Use row cover to protect plants from more than just frost

Row cover protecting some lettuce

It feels like spring has sprung and boy it sprang hard. Several days above 60 and 70 degrees has pushed growth in many early perennial plants. Buds on trees and shrubs are swelling ready to pop at a moment’s notice. Many cool-season vegetables have put on significant growth. But soon we will likely be back to more seasonable spring weather. Chilly, rainy, and mud everywhere.

Manage spring temperature swings

In the spring and fall, gardeners become highly tuned to weather forecasts. As we transition from winter to summer, swings in temperature can bring us above and below freezing for several weeks. Many gardeners must be prepared to deploy plant-saving protection by covering plants during freeze events.

Cover Plants During Freezes/Frosts

Recycle a milk jug: Plant coverings can be as simple as the top of a milk jug with the bottom removed, placed over a tender vegetable or flower. If you’re not a milk drinker, but would like to find these online the technical term for this device is “cloche.”

Bedsheets: As a kid I recall my parents having a stack of old bedsheets that would hurriedly get draped over plants and garden beds as cloud-free nights brought frost the following morning.

Fall leaves: We would also grab armfuls of leaves to pile on garden beds when we ran out of bedsheets.

Row cover fabric: If you are not willing to sacrifice your bedsheets, there is a versatile material called row cover fabric that is used in the same way, but this product is made to cover and protect plants in the garden. Row cover is a white-colored fabric created with thin spun plastic fibers. It can be purchased in rolls that are 20 feet long to hundreds of feet long and usually span 10-feet wide. Row cover comes in different densities. Some are very lightweight, while others are a bit more heavy-duty.

Other benefits of row cover

Row cover goes beyond protecting plants from frost. A benefit to row cover is it lets light through, significantly more than a bedsheet. This allows gardeners to grow some crops beneath row cover.

Insect protection: Row cover is often installed on frames over top vegetables like broccoli, kale, or Swiss chard to protect from leaf-feeding insects. Because these crops don’t require pollination for harvest, we don’t need to worry about getting pollinators to the flowers. This can reduce the use of insecticides needed to grow these crops. Row cover can also be installed temporarily over flowering fruit crops like squash but removed once flowering begins.
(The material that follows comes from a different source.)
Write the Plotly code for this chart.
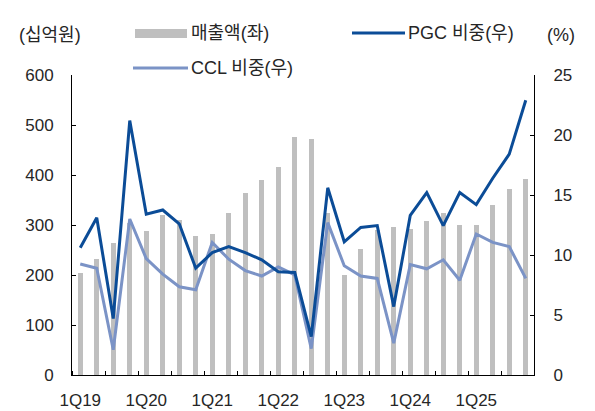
import plotly.graph_objects as go

분기 = list(range(28))
분기_라벨 = ['1Q19', '1Q20', '1Q21', '1Q22', '1Q23', '1Q24', '1Q25']
라벨_위치 = [0, 4, 8, 12, 16, 20, 24]

매출액 = [205, 233, 265, 305, 289, 321, 310, 278, 282, 325, 365, 390, 417, 477,
          473, 325, 201, 253, 290, 297, 293, 309, 325, 301, 301, 341, 373, 393]
pgc_비중 = [10.6, 13.1, 4.7, 21.2, 13.4, 13.75, 12.6, 8.9, 10.2, 10.7, 10.2, 9.6, 8.6, 8.55,
            3.2, 15.6, 11.1, 12.3, 12.45, 5.7, 13.3, 15.2, 12.45, 15.2, 14.2, 16.4, 18.4, 22.9]
ccl_비중 = [9.25, 8.9, 2.1, 13.0, 9.7, 8.4, 7.35, 7.1, 11.05, 9.65, 8.7, 8.25, 9.0, 8.35,
            2.2, 12.7, 9.1, 8.25, 8.05, 2.65, 9.2, 8.85, 9.6, 7.9, 11.75, 11.05, 10.7, 8.05]

회색 = '#BFBFBF'
진청 = '#0B4C97'
연청 = '#7B93C6'
글자색 = '#262626'
폰트 = 'Liberation Sans, Arial, Noto Sans CJK KR'

# 페이지 body 기본 여백(8px)만큼 그림이 밀리므로 보정
OFF = 8
W, H = 595 - OFF, 411 - OFF
L, R, T, B = 72, 534, 75, 375


def px(x):
    return (x - L) / (R - L)


def py(y):
    return (B - y) / (B - T)


fig = go.Figure()

fig.add_trace(go.Bar(x=분기, y=매출액, width=0.3, marker_color=회색,
                     marker_line_width=0, yaxis='y', showlegend=False))
fig.add_trace(go.Scatter(x=분기, y=ccl_비중, mode='lines', yaxis='y2',
                         line=dict(color=연청, width=3), showlegend=False))
fig.add_trace(go.Scatter(x=분기, y=pgc_비중, mode='lines', yaxis='y2',
                         line=dict(color=진청, width=3), showlegend=False))

fig.update_layout(
    width=W, height=H,
    paper_bgcolor='white', plot_bgcolor='white',
    margin=dict(l=L - OFF, r=595 - R, t=T - OFF, b=411 - B),
    font=dict(family=폰트, size=17, color=글자색),
    xaxis=dict(range=[-0.5, 27.5], tickvals=라벨_위치, ticktext=분기_라벨,
               ticks='', showgrid=False, zeroline=False, automargin=False,
               showline=True, linecolor='black', linewidth=1,
               ticklabelstandoff=10,
               minor=dict(ticks='inside', tick0=-0.5, dtick=2, ticklen=4,
                          tickcolor='black', showgrid=False)),
    yaxis=dict(range=[0, 600], dtick=100, showgrid=False, zeroline=False,
               showline=True, linecolor='black', linewidth=1, automargin=False,
               ticks='inside', ticklen=4, tickcolor='black',
               ticklabelstandoff=14),
    yaxis2=dict(range=[0, 25], dtick=5, overlaying='y', side='right',
                showgrid=False, zeroline=False, automargin=False,
                showline=True, linecolor='black', linewidth=1,
                ticks='inside', ticklen=4, tickcolor='black',
                ticklabelstandoff=15),
    bargap=0,
)

# 단위 표시
for 텍스트, x in [('(십억원)', 50), ('(%)', 561)]:
    fig.add_annotation(x=px(x), y=py(35), xref='paper', yref='paper', text=텍스트,
                       showarrow=False, xanchor='center', yanchor='middle',
                       font=dict(size=18))

# 범례
fig.add_shape(type='rect', xref='paper', yref='paper', x0=px(135), x1=px(187),
              y0=py(38), y1=py(29), fillcolor=회색, line_width=0)
fig.add_shape(type='line', xref='paper', yref='paper', x0=px(352), x1=px(405),
              y0=py(33), y1=py(33), line=dict(color=진청, width=3))
fig.add_shape(type='line', xref='paper', yref='paper', x0=px(133), x1=px(188),
              y0=py(68), y1=py(68), line=dict(color=연청, width=3))

for 텍스트, x, y in [('매출액(좌)', 189, 33), ('PGC 비중(우)', 406, 33), ('CCL 비중(우)', 189, 68)]:
    fig.add_annotation(x=px(x), y=py(y), xref='paper', yref='paper', text=텍스트,
                       showarrow=False, xanchor='left', yanchor='middle',
                       font=dict(size=18))

fig.write_html('out.html')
Wind protection: For locations protected from wind, you can place row cover over sturdy wire hoops. In areas that get lots of wind, more substantial frames can be bent out of 10-foot-long metal EMT conduit These structures are called "low tunnels." Check out my video below on how to make your own low tunnel. Many garden retailers sell different kits or versions of low tunnels.

Another added benefit to row cover is that it's porous and will let air and moisture through. Some gardeners will use plastic film, which works well during much colder weather, however, plastic can hold excess heat on sunny days. This means the gardener will need to go out and vent beds covered with plastic sheets on sunny days.

One drawback is row cover can be a delicate material. It may tear easily if it gets snagged on something when moving it around the garden. The wind is not your friend and pinning down the edges of the row cover is necessary. Even further, I install stakes at both ends of the row cover and tie the ends to the stakes. Despite all this, I have used the same roll of row cover for years. It may get dirty and muddy, but rain usually rinses off the grime and they continue to protect my plants.

Like most gardeners, you probably have plants to protect this spring and if you’re unwilling to sacrifice your 1,000 thread count bed sheets, consider row cover fabric.

Good Growing Tip of the Week: While row cover can be laid directly on top of plants, frames (also known as hoops) to drape your row cover on allows an air gap between the plant canopy and cover which gives extra insulative value and better frost protection.